Tuesday 11 February 2014

Stop Leechers From Compromising Your Website And Your Computing Resources

 Leeches are worms that predominantly suck blood and feed on blood from vertebrate and invertebrate animals. Historically, leeches were widely used for medical purposes in Greece and India to remove blood from patients. Modernly, in the internet world however, web administrators and website owners associate leeches with more subtle ends, rather than the sucking of blood, merely the sucking of computing resources. This historical association is modernly used to associate users across the internet who use resources on a network without paying for them or giving anything back to the network.
On a torrent network a leecher is someone who downloads files without adequately contributing to the network, in a meaningful way - typically by disconnecting from the network as soon as he/she has completely downloaded the file. On other networks, a leecher is someone who benefits from the network or gathers information from the network and offers nothing in return. In economic terms, such users are called free riders. For example, a member of a labor union who does not pay any dues but benefits from the efforts of the union.
As a website owner, you should be concerned about leechers using your resources such as disk space, bandwidth and other computing resources such as processing power or memory. This may occur when users that are authorized by you to use the website use it in a manner that is not authorized or intended by you. For example, a university may offer its students a cloud storage space for educational purposes, and some students may maliciously use such storage space to store movies or mp3 files, which is not necessarily illegal or wrong - but is not the intended use of the resource offered to the students.
This may also occur in a small or medium business, where employees are offered storage space on the network to store the data they need, so that they can access it from multiple locations through the internet - but the employees may end up using the storage space for completely unrelated purposes, such as to store personal information and files. Users may also end up sharing the login information with other people and allow them to use those resources for unintended uses.

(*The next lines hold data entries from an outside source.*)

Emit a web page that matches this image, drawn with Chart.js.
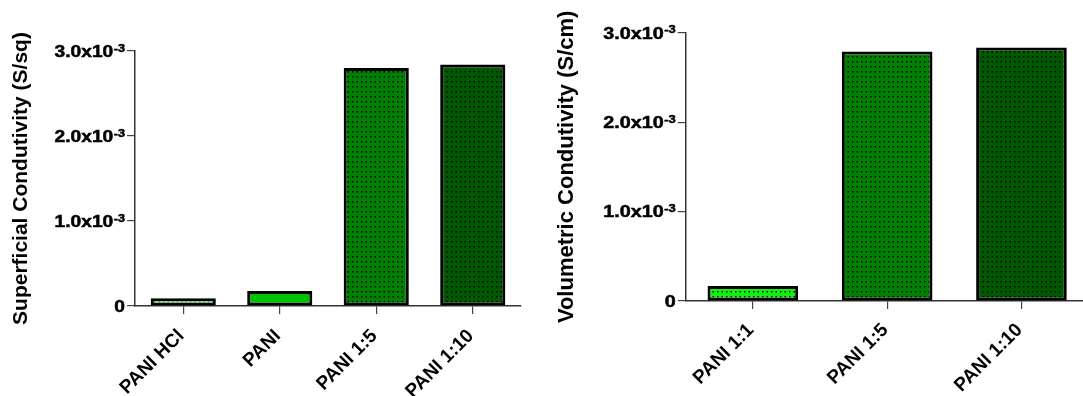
<!DOCTYPE html>
<html>
<head>
<meta charset="utf-8">
<script src="https://cdn.jsdelivr.net/npm/chart.js@4.4.1/dist/chart.umd.min.js"></script>
<style>
  html, body { margin: 0; padding: 0; background: #fff; overflow: hidden; width: 1083px; height: 396px; }
  canvas { position: absolute; top: 0; }
  #surface { left: 0; }
  #volume { left: 545px; }
</style>
</head>
<body>
<canvas id="surface" width="540" height="396"></canvas>
<canvas id="volume" width="545" height="396"></canvas>
<script>
// Sheet (superficial) conductivity, S/sq
const surfaceCategories = ['PANI HCl', 'PANI', 'PANI 1:5', 'PANI 1:10'];
const surfaceValues = [0.00009, 0.000176, 0.0028, 0.00284];

// Bulk (volumetric) conductivity, S/cm
const volumeCategories = ['PANI 1:1', 'PANI 1:5', 'PANI 1:10'];
const volumeValues = [0.000168, 0.00279, 0.002834];

// Shared y ticks: mantissa text plus a raised exponent
const yTickValues = [0, 0.001, 0.002, 0.003];
const yTickMantissas = ['0', '1.0x10', '2.0x10', '3.0x10'];
const yTickExponent = '-3';

const FONT = '"Liberation Sans", Arial, Helvetica, sans-serif';

// Dotted fill used on most bars
function dotted(bg, dot) {
  const t = document.createElement('canvas');
  t.width = 9; t.height = 10;
  const g = t.getContext('2d');
  g.fillStyle = bg; g.fillRect(0, 0, 9, 10);
  g.fillStyle = dot;
  [[1, 1], [5.5, 1], [1, 6], [5.5, 6]].forEach(([x, y]) => g.fillRect(x, y, 1.5, 1.5));
  return g.createPattern(t, 'repeat');
}

// Draws the y tick labels as "N.0x10" with a superscript exponent
const expTicks = {
  id: 'expTicks',
  afterDraw(chart, args, opts) {
    const ys = chart.scales.y;
    const ctx = chart.ctx;
    const k = opts.scale || 1;
    const stretch = 1.2;
    const xr = ys.right - 10;
    ctx.save();
    ctx.fillStyle = '#000';
    ctx.strokeStyle = '#000';
    ctx.lineWidth = 0.5;
    ctx.textAlign = 'right';
    ctx.textBaseline = 'alphabetic';
    ys.ticks.forEach(t => {
      const idx = yTickValues.findIndex(v => Math.abs(v - t.value) < 1e-9);
      if (idx < 0) return;
      const py = ys.getPixelForValue(t.value);
      let x = xr;
      if (yTickValues[idx] !== 0) {
        ctx.save();
        ctx.font = 'bold ' + (10.5 * k) + 'px ' + FONT;
        ctx.translate(x, py + 0.5);
        ctx.scale(stretch, 1);
        ctx.fillText(yTickExponent, 0, 0);
        ctx.strokeText(yTickExponent, 0, 0);
        const ew = ctx.measureText(yTickExponent).width * stretch;
        ctx.restore();
        x -= ew + 0.5;
      }
      ctx.save();
      ctx.font = 'bold ' + (16 * k) + 'px ' + FONT;
      ctx.translate(x, py + 5.7 * k);
      ctx.scale(stretch, 1);
      ctx.fillText(yTickMantissas[idx], 0, 0);
      ctx.strokeText(yTickMantissas[idx], 0, 0);
      ctx.restore();
    });
    ctx.restore();
  }
};

function makeChart(id, cats, vals, fills, titleText, cfg) {
  return new Chart(document.getElementById(id), {
    type: 'bar',
    data: {
      labels: cats,
      datasets: [{
        data: vals,
        backgroundColor: fills,
        borderColor: '#000',
        borderWidth: 3,
        borderSkipped: false,
        barPercentage: 0.675,
        categoryPercentage: 1
      }]
    },
    options: {
      responsive: false,
      animation: false,
      devicePixelRatio: 1,
      layout: { padding: cfg.padding },
      plugins: { legend: { display: false }, tooltip: { enabled: false }, expTicks: { scale: cfg.tickScale } },
      scales: {
        x: {
          offset: true,
          grid: { display: true, offset: false, drawOnChartArea: false, drawTicks: true, tickLength: 8, color: '#444', lineWidth: 1.2 },
          border: { display: true, color: '#333', width: 1.5 },
          ticks: {
            minRotation: 45, maxRotation: 45, autoSkip: false,
            padding: cfg.labelPad, labelOffset: -2,
            color: '#000',
            font: { family: FONT, size: 19, weight: 'bold' }
          },
          afterFit: s => { s.height = cfg.xHeight; }
        },
        y: {
          min: 0, max: 0.003,
          grid: { display: true, drawOnChartArea: false, drawTicks: true, tickLength: 8, color: '#444', lineWidth: 1.2 },
          border: { display: true, color: '#333', width: 1.5 },
          ticks: { stepSize: 0.001, display: false },
          title: {
            display: true, text: titleText, color: '#000',
            font: { family: FONT, size: cfg.titleSize, weight: 'bold' },
            padding: { top: 9, bottom: 0 }
          },
          afterFit: s => { s.width = cfg.yWidth; }
        }
      }
    },
    plugins: [expTicks]
  });
}

makeChart('surface', surfaceCategories, surfaceValues,
  [dotted('#94ee94', '#2f9a2f'), '#00c000', dotted('#008000', '#000'), dotted('#005800', '#000')],
  'Superficial Condutivity (S/sq)',
  { yWidth: 135, xHeight: 90, padding: { top: 51, right: 19, bottom: 0, left: 0 }, labelPad: 11, titleSize: 21, tickScale: 1 });

makeChart('volume', volumeCategories, volumeValues,
  [dotted('#11f011', '#000'), dotted('#008000', '#000'), dotted('#005800', '#000')],
  'Volumetric Condutivity (S/cm)',
  { yWidth: 140.7, xHeight: 95, padding: { top: 32.7, right: 1.4, bottom: 0, left: 0 }, labelPad: 10, titleSize: 22, tickScale: 1.03 });
</script>
</body>
</html>
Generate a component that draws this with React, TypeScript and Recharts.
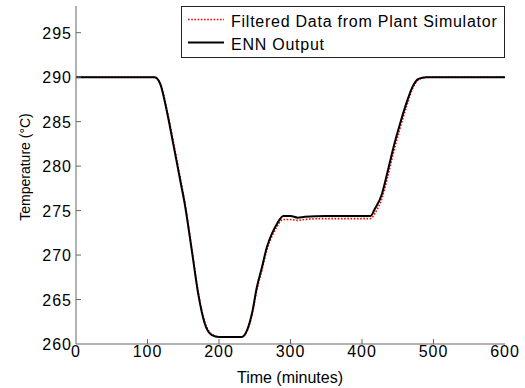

As a website owner, depending on whether your resources are scarce and based on the cost benefit of having such leechers, you may want to terminate such leechers. The next obvious question that arises is, how you would identify such leechers, and how you would terminate them. Obviously it is not feasible to individually eliminate each user and verify each user, but there ought to be a system to identify usage patterns and alert you when there is a risk of leechers being on your network.
Many popular web hosting interface providers offer leech protection, and it is widely used in the industry to prevent leeching activity. Mr. Ruzbeh Raja a web administrator at a popular web hosting company said that "Preventing leechers is a priority for many website owners and, indeed widely used by our clients to prevent waste of resources". Mr. Raja further said that users being offered an unlimited web hosting plan in particular should be concerned about leechers given that they do not have a particular set limit of the resources they can use, he said that this would cause them to run the risk of being caught as abusing their account as a whole.